Según C. Kohn, en el artículo La dicotomía violencia-poder: una defensa de la propuesta Arendtiana, de la revista EN-Claves del pensamiento: “El poder es entendido, así, como acción concertada y buscado por sí mismo para el ejercicio de las libertades públicas, mientras que la violencia utiliza los instrumentos y abarca los procesos de la coerción física, cuya meta es la sumisión de los individuos que conforman una comunidad política. El poder se gesta en la pluralidad, en lo público y lo común, en cambio la violencia se desarrolla en la esfera privada y en el ámbito de lo social. El poder surge de la serie de acuerdos y de compromisos a los que arriban un grupo de ciudadanos que se reúnen con el fin de emprender una acción en defensa de sus derechos”.

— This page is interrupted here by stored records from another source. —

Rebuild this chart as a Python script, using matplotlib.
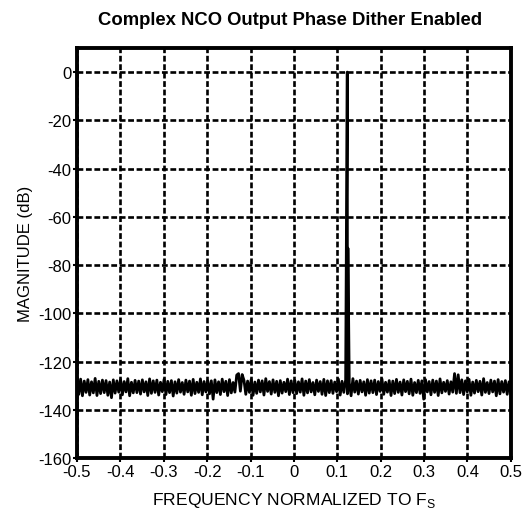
import numpy as np
import matplotlib.pyplot as plt

plt.rcParams['font.family'] = ['Liberation Sans', 'DejaVu Sans']
plt.rcParams['axes.unicode_minus'] = False

# noise floor (dB), evenly spaced from -0.5 to 0.5
noise_db = [
    -127.8, -133.6, -127.3, -134.2, -128.1, -132.8, -127.5, -133.9, -128.4, -133.0, -127.0, -134.1,
    -128.2, -133.3, -127.7, -132.9, -127.9, -134.0, -128.5, -135.0, -127.6, -133.1, -128.0, -132.7,
    -127.4, -133.8, -128.3, -132.6, -127.1, -134.2, -128.6, -133.0, -127.8, -132.9, -128.1, -133.5,
    -127.6, -132.6, -128.4, -134.1, -127.2, -133.2, -128.0, -132.8, -127.7, -133.9, -128.6, -132.5,
    -127.3, -133.7, -128.2, -132.9, -127.9, -134.3, -128.4, -133.1, -127.5, -132.7, -128.7, -133.6,
    -127.7, -132.6, -128.1, -134.0, -127.4, -133.3, -128.6, -132.8, -127.2, -133.8, -128.3, -132.6,
    -127.9, -133.4, -128.0, -135.6, -127.6, -132.9, -128.4, -133.7, -127.3, -132.5, -128.2, -134.1,
    -127.5, -133.0, -128.7, -132.7, -125.6, -125.0, -132.3, -125.4, -127.8, -133.6, -128.1, -132.8,
    -127.4, -134.0, -128.5, -133.2, -127.7, -132.6, -128.0, -133.9, -127.1, -132.4, -128.3, -133.5,
    -127.6, -132.8, -128.2, -134.2, -127.9, -133.1, -128.6, -132.5, -127.3, -133.7, -128.0, -132.9,
    -127.8, -133.3, -128.4, -132.7, -127.2, -134.0, -128.1, -133.0, -127.5, -132.6, -128.7, -133.8,
    -127.7, -132.4, -128.3, -133.6, -127.4, -134.1, -128.0, -132.9, -127.9, -133.2, -128.5, -132.5,
    -127.3, -133.9, -128.2, -132.8, -127.6, -133.4, -128.8, -134.2, -127.1, -132.7, -128.1, -133.5,
    -127.8, -132.6, -128.4, -134.0, -127.5, -133.1, -128.0, -132.9, -127.7, -133.7, -128.3, -132.4,
    -127.2, -133.6, -128.6, -132.7, -127.9, -134.1, -128.1, -133.3, -127.4, -132.8, -128.5, -133.9,
    -127.6, -132.5, -128.2, -133.4, -127.3, -134.0, -128.7, -132.9, -127.8, -133.2, -128.0, -135.6,
    -127.5, -132.6, -128.3, -133.8, -127.7, -132.8, -128.1, -134.1, -127.2, -133.0, -128.6, -132.4,
    -127.9, -133.5, -128.4, -132.7, -125.0, -133.2, -125.5, -132.9, -127.6, -133.7, -128.0, -132.6,
    -127.4, -134.0, -128.5, -133.1, -127.8, -132.5, -128.2, -133.9, -127.1, -132.8, -128.7, -133.3,
    -127.7, -132.6, -128.1, -134.2, -127.5, -133.4, -128.3, -132.7, -127.9, -133.6, -128.4, -132.9,
]

# NCO tone and its close-in spur
tone_freq = [0.123, 0.1245]
tone_db = [0.0, -73.0]

xticks = [-0.5, -0.4, -0.3, -0.2, -0.1, 0, 0.1, 0.2, 0.3, 0.4, 0.5]
xlabels = ['-0.5', '-0.4', '-0.3', '-0.2', '-0.1', '0', '0.1', '0.2', '0.3', '0.4', '0.5']
yticks = [0, -20, -40, -60, -80, -100, -120, -140, -160]

freq = np.linspace(-0.5, 0.5, len(noise_db))
f_all = np.concatenate([freq, tone_freq])
m_all = np.concatenate([noise_db, tone_db])
order = np.argsort(f_all)
f_all = f_all[order]
m_all = m_all[order]

fig = plt.figure(figsize=(5.31, 5.10), dpi=100)
ax = fig.add_axes([0.145, 0.1, 0.817, 0.804])

ax.plot(f_all, m_all, color='black', lw=2.0)

ax.set_xlim(-0.5, 0.5)
ax.set_ylim(-160, 10)
ax.set_xticks(xticks)
ax.set_xticklabels(xlabels)
ax.set_yticks(yticks)
ax.grid(True, color='black', linestyle=(0, (2.2, 1.0)), lw=1.9)
ax.tick_params(direction='out', length=3, width=1.5, labelsize=12, pad=1)
for s in ax.spines.values():
    s.set_linewidth(2.8)

ax.set_title('Complex NCO Output Phase Dither Enabled', fontsize=13.3,
             fontweight='bold', pad=17, x=0.49)
ax.set_ylabel('MAGNITUDE (dB)', fontsize=12, labelpad=4)
ax.set_xlabel('FREQUENCY NORMALIZED TO F$_\\mathregular{S}$', fontsize=12.6, labelpad=8)

fig.savefig('out.png', dpi=100)
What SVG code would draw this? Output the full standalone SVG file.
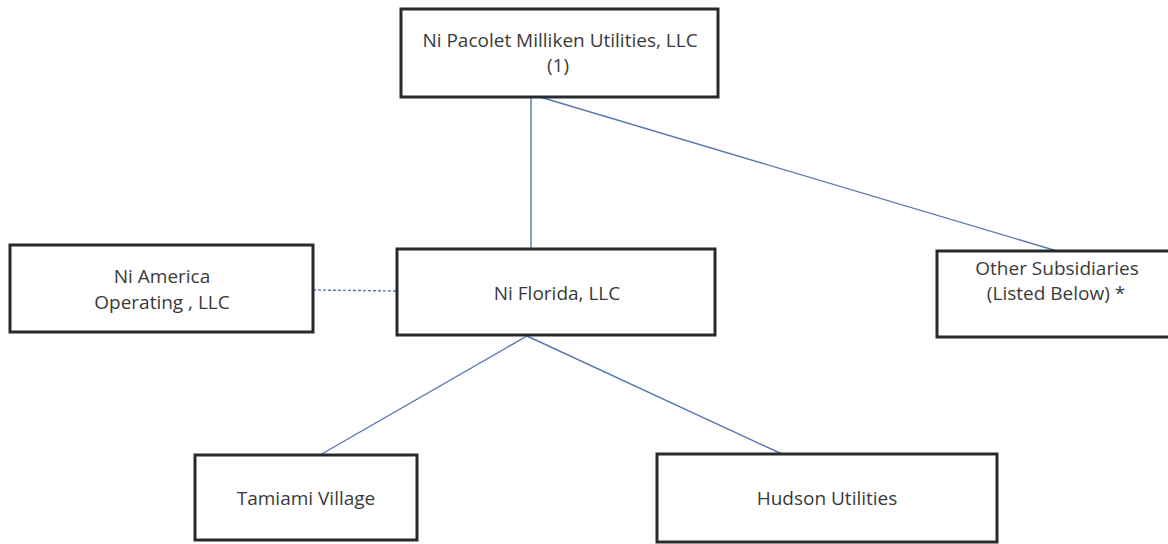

En el momento en que se identifica el diálogo y la concertación, puede existir un acercamiento a la idea del poder como aquello que es derivado de una pluralidad, de una unión de varios puntos que coinciden en otorgar esta facultad a una persona o una comunidad que, en el caso de una democracia, va a representar los intereses del pueblo y, por ende, se adjudicaría su poder de mandato. De ahí que entonces no se hable de violencia como una parte constituyente de la política, pues en principio esta surge de varios factores sociales y de un interés cercano a la dominación y el mando por la fuerza y no del consentimiento de otros para tomar decisiones. Así, se entiende entonces que la decisión de Iván Márquez y Jesús Santrich vuelve a ponerlos por fuera del ejercicio de la política, que pese a que la política nacional no sea el mejor de los escenarios por su falta de garantías para la pluralidad de voces y pensamientos, los deja de nuevo a ellos fuera de todo radar y debilita al partido FARC, a los antiguos compañeros que han decidido apostarle a sus ideas consensuadas desde el diálogo y el debate y no desde la violencia.
Arendt, en su libro Sobre la violencia, afirma que “Debe reconocerse que resulta especialmente tentador en una discusión sobre lo que es realmente uno de los tipos del poder, es decir, el poder del gobierno, concebir el poder en términos de mando y obediencia e igualar así al poder con violencia. Como en las relaciones exteriores y en las cuestiones internas aparece la violencia como último recurso para mantener intacta la estructura del poder. […] Políticamente hablando, es insuficiente decir que poder y violencia no son la misma cosa. El poder y la violencia son opuestos; donde uno domina absolutamente falta el otro. La violencia aparece donde el poder está en peligro pero, confiada a su propio impulso, acaba por hacer desaparecer al poder […]. La violencia puede destruir al poder; es absolutamente incapaz de crearlo”.
La violencia no ocasiona en los individuos la capacidad de poder, pues éste último debe ser consensuado y avalado por una comunidad. Así, lo que la violencia origina es un espacio de dominación y obediencia, en el cual no es necesario el aval de una pluralidad sino las acciones forzadas a causa del terror y la represión infundadas por las armas.
En la cita anterior se habla desde el terreno político, pues fuera de él tanto el poder como la violencia son vistos como iguales, salvo que el poder está legitimado y situado dentro del marco legal que supone un gobierno y sus instituciones. Dicho de otra forma, si equiparamos al poder y la violencia como tal, veremos que la fuerza de ambos elementos se corresponde en tanto que logran lo que dentro de ellos está estipulado, pero si hablamos de poder y violencia dentro de lo político veremos que son dos campos que discrepan en sus acciones y en sus lógicas.
Al equiparar la condición política con la condición humana se hace más sencillo entender por qué es tan importante reconocer la pluralidad en cuanto identidad, pues así como el uno se realiza a partir de lo que comparte con los otros, esos otros se realizan en la medida en que afirman su propia identidad teniendo como referencia la de los demás, de modo que la política en este punto se torna indispensable para la constitución del ser, pues a medida que voy debatiendo, voy reconociéndome en la diferencia y en la pluralidad como una persona que aporta a partir de su acción y que acepta el valor de que los otros también tomen partido sin necesidad de negar la vida misma a través de la deshumanización que causa la violencia.
En pocas palabras, el escenario que ahora se afronta con el debilitamiento de la paz y con el resurgimiento de la lucha armada muestra una vez más la incapacidad de todos como agentes de transformación social, como individuos que hemos sido incapaces de superar los acontecimientos cíclicos que producen la violencia y que siguen haciendo de la política nacional un lugar para las voces tradicionales, donde se hace imposible la inclusión o adhesión de nuevas ideas, de nuevas presencias que han decidido apostarle al diálogo y a la política para lograr postular sus ideales en el poder. Si no somos capaces como sociedad de asumir una postura mucho más activa, que no sea producto de un impacto proveniente de las redes sociales, si no vemos el voto como uno de los escalones que hay que andar para obtener el poder que soñamos y para controlar a quienes nos representan, será muy difícil escaparnos de este eterno retorno y de ese estado esquizofrénico que mencionó Pepe Mújica hace unos años, cuando habló de nosotros como una comunidad que, extrañamente, no se escapa de la guerra y que pareciera no querer huir de ella.